• _Exercise instructions_: Copy exactly, and only, the lines below from the first through the one containing "0.5428, 0.541, 0.548, 0.5497, 0.5497, 0.5566]", both included; pictures are omitted.
--- BEGIN Supplied material ---
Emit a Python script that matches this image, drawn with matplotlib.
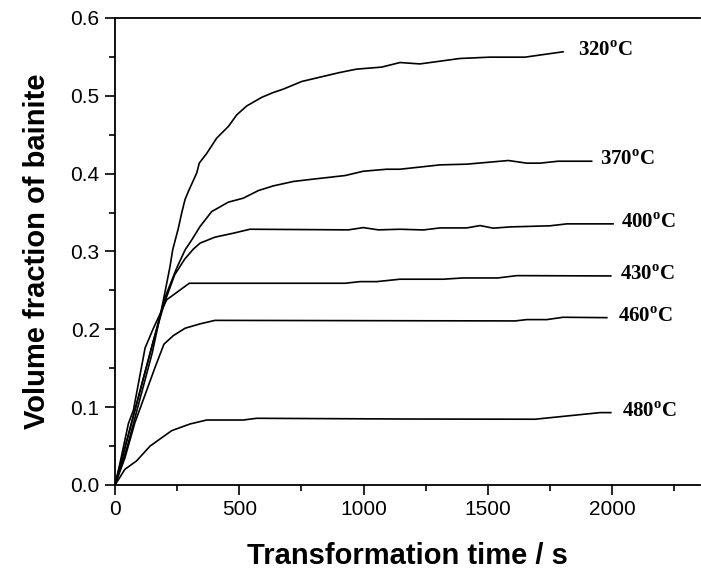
import matplotlib
matplotlib.use("Agg")
import matplotlib.pyplot as plt
from matplotlib.ticker import MultipleLocator

plt.rcParams['mathtext.fontset'] = 'custom'
plt.rcParams['mathtext.rm'] = 'Liberation Serif:bold'
plt.rcParams['mathtext.bf'] = 'Liberation Serif:bold'

# bainite volume fraction vs isothermal holding time
t_320 = [0, 50, 100, 150, 190, 221, 232, 255, 268, 282, 295, 329, 339, 369, 409, 456, 490, 530,
         590, 637, 677, 751, 825, 905, 972, 1073, 1147, 1227, 1388, 1509, 1650, 1803]
f_320 = [0, 0.05, 0.11, 0.17, 0.23, 0.28, 0.302, 0.33, 0.349, 0.367, 0.377, 0.401, 0.4135, 0.426,
         0.4456, 0.4606, 0.4756, 0.487, 0.498, 0.5043, 0.5086, 0.5184, 0.524, 0.53, 0.5343, 0.5369,
         0.5428, 0.541, 0.548, 0.5497, 0.5497, 0.5566]

t_370 = [0, 50, 100, 150, 200, 250, 282, 309, 342, 389, 456, 516, 577, 637, 718, 798, 926, 999,
         1093, 1147, 1308, 1415, 1583, 1657, 1710, 1783, 1918]
f_370 = [0, 0.06, 0.12, 0.18, 0.24, 0.28, 0.302, 0.315, 0.332, 0.3513, 0.3634, 0.3685, 0.3783,
         0.3843, 0.39, 0.393, 0.3976, 0.4031, 0.4057, 0.4057, 0.4113, 0.4122, 0.4169, 0.4135,
         0.4135, 0.416, 0.416]

t_400 = [0, 50, 100, 150, 200, 240, 280, 315, 342, 402, 476, 543, 939, 999, 1060, 1147, 1241,
         1308, 1415, 1469, 1522, 1590, 1750, 1818, 2004]
f_400 = [0, 0.06, 0.12, 0.18, 0.235, 0.27, 0.29, 0.303, 0.3107, 0.3184, 0.3235, 0.3286, 0.3278,
         0.3307, 0.3278, 0.3286, 0.3277, 0.3303, 0.3303, 0.3333, 0.33, 0.3316, 0.333, 0.3355, 0.3355]

t_430 = [0, 20, 54, 74, 121, 154, 208, 299, 926, 986, 1053, 1147, 1320, 1400, 1540, 1617, 1995]
f_430 = [0, 0.028, 0.079, 0.096, 0.176, 0.201, 0.238, 0.2592, 0.2592, 0.2613, 0.2613, 0.2644,
         0.2644, 0.266, 0.266, 0.269, 0.2686]

t_460 = [0, 40, 80, 120, 161, 197, 235, 282, 342, 402, 1610, 1657, 1737, 1803, 1979]
f_460 = [0, 0.035, 0.08, 0.115, 0.151, 0.181, 0.192, 0.2014, 0.207, 0.2115, 0.2108, 0.2125,
         0.2125, 0.2155, 0.215]

t_480 = [0, 40, 87, 141, 228, 302, 369, 516, 570, 1147, 1690, 1952, 1995]
f_480 = [0, 0.0202, 0.031, 0.05, 0.0698, 0.0784, 0.0835, 0.0835, 0.0857, 0.0848, 0.0845, 0.093,
         0.093]

series = [
    (t_320, f_320, "320", 1863),
    (t_370, f_370, "370", 1952),
    (t_400, f_400, "400", 2036),
    (t_430, f_430, "430", 2032),
    (t_460, f_460, "460", 2024),
    (t_480, f_480, "480", 2039),
]

fig = plt.figure(figsize=(7.01, 5.75), dpi=100)
ax = fig.add_axes([115 / 701, 1 - 485 / 575, 585 / 701, 467 / 575])

for t, f, temp, x_lab in series:
    ax.plot(t, f, color="black", lw=1.2)
    ax.text(x_lab, f[-1] + 0.001, temp + r"$^\mathregular{o}$C", fontsize=15,
            family="Liberation Serif", weight="bold", va="center", ha="left")

ax.set_xlim(0, 2354)
ax.set_ylim(0, 0.6)
ax.xaxis.set_major_locator(MultipleLocator(500))
ax.xaxis.set_minor_locator(MultipleLocator(250))
ax.yaxis.set_major_locator(MultipleLocator(0.1))
ax.yaxis.set_minor_locator(MultipleLocator(0.05))
ax.yaxis.set_major_formatter(plt.FormatStrFormatter("%.1f"))

ax.spines["right"].set_visible(False)
for s in ["left", "bottom", "top"]:
    ax.spines[s].set_linewidth(1.3)
ax.tick_params(which="major", direction="out", length=7, width=1.2,
               labelsize=15, pad=4)
ax.tick_params(which="minor", direction="out", length=4, width=1.2)
for lab in ax.get_xticklabels() + ax.get_yticklabels():
    lab.set_family("Liberation Sans")

ax.set_xlabel("Transformation time / s", family="Liberation Sans", weight="bold",
              fontsize=21, labelpad=16)
ax.set_ylabel("Volume fraction of bainite", family="Liberation Sans", weight="bold",
              fontsize=21, labelpad=14)

fig.savefig("out.png", dpi=100)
--- END Supplied material ---
• _Completed task_:
Emit a Python script that matches this image, drawn with matplotlib.
import matplotlib
matplotlib.use("Agg")
import matplotlib.pyplot as plt
from matplotlib.ticker import MultipleLocator

plt.rcParams['mathtext.fontset'] = 'custom'
plt.rcParams['mathtext.rm'] = 'Liberation Serif:bold'
plt.rcParams['mathtext.bf'] = 'Liberation Serif:bold'

# bainite volume fraction vs isothermal holding time
t_320 = [0, 50, 100, 150, 190, 221, 232, 255, 268, 282, 295, 329, 339, 369, 409, 456, 490, 530,
         590, 637, 677, 751, 825, 905, 972, 1073, 1147, 1227, 1388, 1509, 1650, 1803]
f_320 = [0, 0.05, 0.11, 0.17, 0.23, 0.28, 0.302, 0.33, 0.349, 0.367, 0.377, 0.401, 0.4135, 0.426,
         0.4456, 0.4606, 0.4756, 0.487, 0.498, 0.5043, 0.5086, 0.5184, 0.524, 0.53, 0.5343, 0.5369,
         0.5428, 0.541, 0.548, 0.5497, 0.5497, 0.5566]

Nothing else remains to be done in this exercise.